§ **Goal of the exercise**: Reproduce, word for word, the span of lines starting at the line holding "Rebuild this chart" and ending at the line holding "shares = [28, 36, 36]". Omit every picture.

§ **Supplied data**:
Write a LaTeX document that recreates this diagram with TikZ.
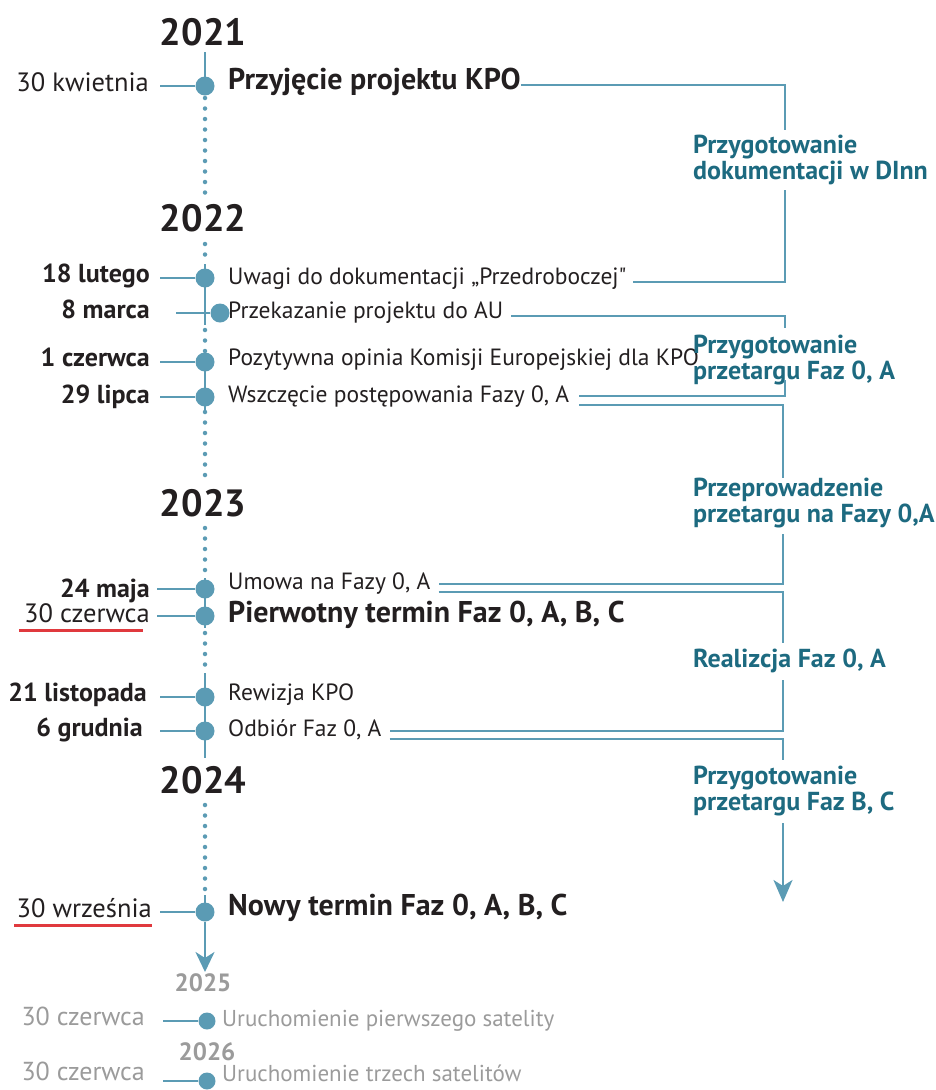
\documentclass[tikz,border=0pt]{standalone}
\usepackage{fontspec}
\setmainfont{PT Sans}
\usetikzlibrary{arrows.meta}
\definecolor{spine}{HTML}{5B9BB4}
\definecolor{labc}{HTML}{1D6A80}
\definecolor{ink}{HTML}{231F20}
\definecolor{greyt}{HTML}{9B9B9B}
\definecolor{redl}{HTML}{E0393E}
\begin{document}
\begin{tikzpicture}[x=1pt,y=-1pt,
  year/.style={font=\fontsize{38}{38}\selectfont\bfseries, text=ink, inner sep=0pt},
  greyyear/.style={font=\fontsize{25}{25}\selectfont\bfseries, text=greyt, inner sep=0pt},
  dot/.style={circle, fill=spine, inner sep=0pt, minimum size=19pt},
  sdot/.style={circle, fill=spine, inner sep=0pt, minimum size=17pt},
  date/.style={anchor=mid east, yshift=-3pt, font=\fontsize{26.5}{26.5}\selectfont, text=ink, inner sep=0pt},
  bdate/.style={date, font=\fontsize{26}{26}\selectfont\bfseries},
  gdate/.style={date, font=\fontsize{26}{26}\selectfont, text=greyt},
  ev/.style={anchor=mid west, yshift=-3pt, font=\fontsize{23.5}{23.5}\selectfont, text=ink, inner sep=0pt},
  bigev/.style={ev, font=\fontsize{30}{30}\selectfont\bfseries},
  gev/.style={ev, font=\fontsize{23}{23}\selectfont, text=greyt},
  lab/.style={anchor=west, align=left, font=\fontsize{26}{26}\selectfont\bfseries, text=labc, inner sep=0pt},
  conn/.style={draw=spine, line width=2.2pt},
  spineS/.style={draw=spine, line width=2.6pt},
  spineD/.style={draw=spine, line width=4.5pt, line cap=round, dash pattern=on 0pt off 10.5pt},
  uline/.style={draw=redl, line width=2.2pt}
]
\useasboundingbox (0,0) rectangle (936,1090);

% years
\node[year] (y2021) at (203,32) {2021};
\node[year] (y2022) at (203,218) {2022};
\node[year] (y2023) at (203,503) {2023};
\node[year] (y2024) at (203,780) {2024};
\node[greyyear] (y2025) at (203,983) {2025};
\node[greyyear] (y2026) at (207,1052) {2026};

% spine
\draw[spineS] (205,52) -- (205,86);
\draw[spineD] (205,98) -- (205,200);
\draw[spineD] (205,244) -- (205,264);
\draw[spineS] (205,264) -- (205,325);
\draw[spineD] (205,330) -- (205,352);
\draw[spineS] (205,352) -- (205,410);
\draw[spineD] (205,412) -- (205,482);
\draw[spineD] (205,528) -- (205,578);
\draw[spineS] (205,578) -- (205,628);
\draw[spineD] (205,633) -- (205,673);
\draw[spineS] (205,673) -- (205,758);
\draw[spineD] (205,805) -- (205,895);
\draw[spineS] (205,895) -- (205,912);

% dots
\node[dot] (d1) at (205,86) {};
\node[dot] (d2) at (205,278) {};
\node[dot] (d3) at (220,313) {};
\node[dot] (d4) at (205,362) {};
\node[dot] (d5) at (205,397) {};
\node[dot] (d6) at (205,589) {};
\node[dot] (d7) at (205,616) {};
\node[dot] (d8) at (205,697) {};
\node[dot] (d9) at (205,731) {};
\node[dot] (d10) at (205,912) {};
\node[sdot] (d11) at (207,1021) {};
\node[sdot] (d12) at (207,1081) {};

% tick start columns
\coordinate (tx) at (160,0);
\coordinate (tx3) at (176,0);
\coordinate (tx6) at (157,0);
\coordinate (txg) at (163,0);
\foreach \d in {d1,d2,d4,d5,d8,d9,d10} {\draw[conn] (\d) -- (\d -| tx);}
\draw[conn] (d3) -- (d3 -| tx3);
\draw[conn] (d6) -- (d6 -| tx6);
\draw[conn] (d7) -- (d7 -| tx6);
\draw[conn] (d11) -- (d11 -| txg);
\draw[conn] (d12) -- (d12 -| txg);

% bottom arrow of the spine
\coordinate (sEnd) at (205,972);
\draw[conn, line width=2.6pt, -{Stealth[length=20pt,width=19pt,inset=6pt]}] (d10) -- (sEnd);

% dates
\node[date]  (t1) at (149,86) {30 kwietnia};
\node[bdate] (t2) at (150,277) {18 lutego};
\node[bdate] (t3) at (150,313) {8 marca};
\node[bdate] (t4) at (150,361) {1 czerwca};
\node[bdate] (t5) at (150,398) {29 lipca};
\node[bdate] (t6) at (150,592) {24 maja};
\node[date]  (t7) at (150,617) {30 czerwca};
\node[bdate] (t8) at (147,696) {21 listopada};
\node[bdate] (t9) at (143,731) {6 grudnia};
\node[date]  (t10) at (152,912) {30 września};
\node[gdate] (t11) at (145,1020) {30 czerwca};
\node[gdate] (t12) at (145,1075) {30 czerwca};

\draw[uline] ([yshift=-8pt,xshift=-5pt]t7.base west) -- ([yshift=-8pt,xshift=-7pt]t7.base east);
\draw[uline] ([yshift=-8pt,xshift=-2pt]t10.base west) -- ([yshift=-8pt]t10.base east);

% events
\node[bigev] (e1) at (228,84) {Przyjęcie projektu KPO};
\node[ev] (e2) at (228,279) {Uwagi do dokumentacji „Przedroboczej\textquotedbl};
\node[ev] (e3) at (228,313) {Przekazanie projektu do AU};
\node[ev] (e4) at (228,360) {Pozytywna opinia Komisji Europejskiej dla KPO};
\node[ev] (e5) at (228,397) {Wszczęcie postępowania Fazy 0, A};
\node[ev] (e6) at (228,584) {Umowa na Fazy 0, A};
\node[bigev] (e7) at (228,617) {Pierwotny termin Faz 0, A, B, C};
\node[ev] (e8) at (228,695) {Rewizja KPO};
\node[ev] (e9) at (228,731) {Odbiór Faz 0, A};
\node[bigev] (e10) at (228,910) {Nowy termin Faz 0, A, B, C};
\node[gev] (e11) at (222,1021) {Uruchomienie pierwszego satelity};
\node[gev] (e12) at (222,1076) {Uruchomienie trzech satelitów};

% phase labels
\node[lab] (L1) at (693,160) {Przygotowanie\\dokumentacji w DInn};
\node[lab] (L2) at (693,360) {Przygotowanie\\przetargu Faz 0, A};
\node[lab] (L3) at (693,503) {Przeprowadzenie\\przetargu na Fazy 0,A};
\node[lab] (L4) at (693,661) {Realizcja Faz 0, A};
\node[lab] (L5) at (693,791) {Przygotowanie\\przetargu Faz B, C};

% bracket gap ends
\coordinate (g1a) at (785,130); \coordinate (g1b) at (785,190);
\coordinate (g2a) at (785,328); \coordinate (g2b) at (785,380);
\coordinate (g3a) at (783,478); \coordinate (g3b) at (783,534);
\coordinate (g4a) at (783,643); \coordinate (g4b) at (783,680);
\coordinate (g5a) at (783,760); \coordinate (g5b) at (783,823);
\coordinate (g5end) at (783,902);

% brackets
\draw[conn] ([yshift=2pt]e1.mid east) -| (g1a);
\draw[conn] (g1b) |- ([xshift=6pt]e2.mid east);
\draw[conn] ([xshift=8pt]e3.mid east) -| (g2a);
\draw[conn] (g2b) |- ([xshift=10pt,yshift=4pt]e5.mid east);
\draw[conn] ([xshift=10pt,yshift=-5pt]e5.mid east) -| (g3a);
\draw[conn] (g3b) |- ([xshift=8pt,yshift=3pt]e6.mid east);
\draw[conn] ([xshift=8pt,yshift=-5pt]e6.mid east) -| (g4a);
\draw[conn] (g4b) |- ([xshift=8pt,yshift=3pt]e9.mid east);
\draw[conn] ([xshift=8pt,yshift=-5pt]e9.mid east) -| (g5a);
\draw[conn, -{Stealth[length=22pt,width=19pt,inset=6pt]}] (g5b) -- (g5end);
\end{tikzpicture}
\end{document}
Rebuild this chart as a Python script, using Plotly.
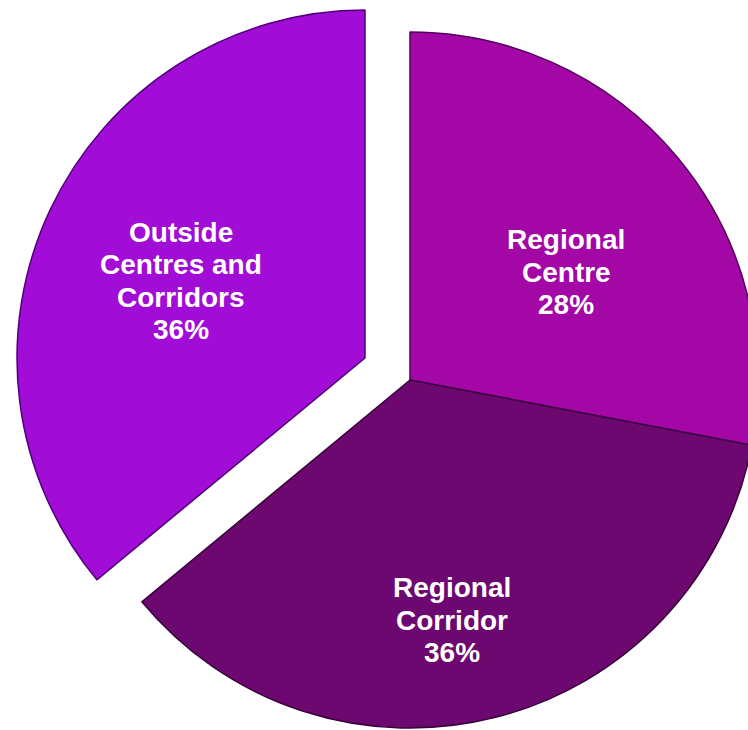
import plotly.graph_objects as go

# ---- data ----
categories = ["Regional Centre", "Regional Corridor", "Outside Centres and Corridors"]
display_labels = ["Regional<br>Centre", "Regional<br>Corridor", "Outside<br>Centres and<br>Corridors"]
shares = [28, 36, 36]

# ---- styles ----
slice_colors = ["#A307A6", "#6C0870", "#A10CD6"]
edge_colors = ["#55005C", "#38003C", "#50007A"]
W, H = 800, 760          # figure size; the 748x730 window shows its top-left part
OFF = 0                  # body margin set to 0 below
R = 348                  # pie radius in px

# page-pixel centres of the two pie pieces (main pie, pulled-out slice)
main_center = (410, 380)
pulled_center = (365, 358)
label_pos = [(566, 272), (452, 620), (181, 281)]
LINE_GAP = 32.5
FONT_SIZE = 28


def domain(px, py, r):
    cx, cy = px - OFF, py - OFF
    return dict(x=[(cx - r) / W, (cx + r) / W],
                y=[(H - cy - r) / H, (H - cy + r) / H])


def pie_piece(visible, dom):
    return go.Pie(
        labels=categories, values=shares, sort=False, direction="clockwise", rotation=0,
        marker=dict(colors=[c if v else "rgba(0,0,0,0)" for c, v in zip(slice_colors, visible)],
                    line=dict(color=[c if v else "rgba(0,0,0,0)" for c, v in zip(edge_colors, visible)],
                              width=1.5)),
        textinfo="none", hoverinfo="label+percent", showlegend=False, domain=dom,
    )


fig = go.Figure()
fig.add_trace(pie_piece([1, 1, 0], domain(*main_center, R)))
fig.add_trace(pie_piece([0, 0, 1], domain(*pulled_center, R)))

total = sum(shares)
for lab, val, (px, py) in zip(display_labels, shares, label_pos):
    lines = lab.split("<br>") + [f"{round(100 * val / total)}%"]
    n = len(lines)
    for i, line in enumerate(lines):
        ly = py + (i - (n - 1) / 2) * LINE_GAP
        fig.add_annotation(
            x=(px - OFF) / W, y=1 - (ly - OFF) / H, xref="paper", yref="paper",
            text=line, showarrow=False, align="center", xanchor="center", yanchor="middle",
            font=dict(family="Arial, Liberation Sans, sans-serif", size=FONT_SIZE,
                      color="white", weight="bold"),
        )

fig.update_layout(
    width=W, height=H,
    margin=dict(l=0, r=0, t=0, b=0),
    paper_bgcolor="white", plot_bgcolor="white",
    showlegend=False,
)

fig.write_html(
    "out.html",
    config={"displayModeBar": False},
    post_script="document.body.style.margin='0';document.body.style.overflow='hidden';",
)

§ **Output for this task**:
Rebuild this chart as a Python script, using Plotly.
import plotly.graph_objects as go

# ---- data ----
categories = ["Regional Centre", "Regional Corridor", "Outside Centres and Corridors"]
display_labels = ["Regional<br>Centre", "Regional<br>Corridor", "Outside<br>Centres and<br>Corridors"]
shares = [28, 36, 36]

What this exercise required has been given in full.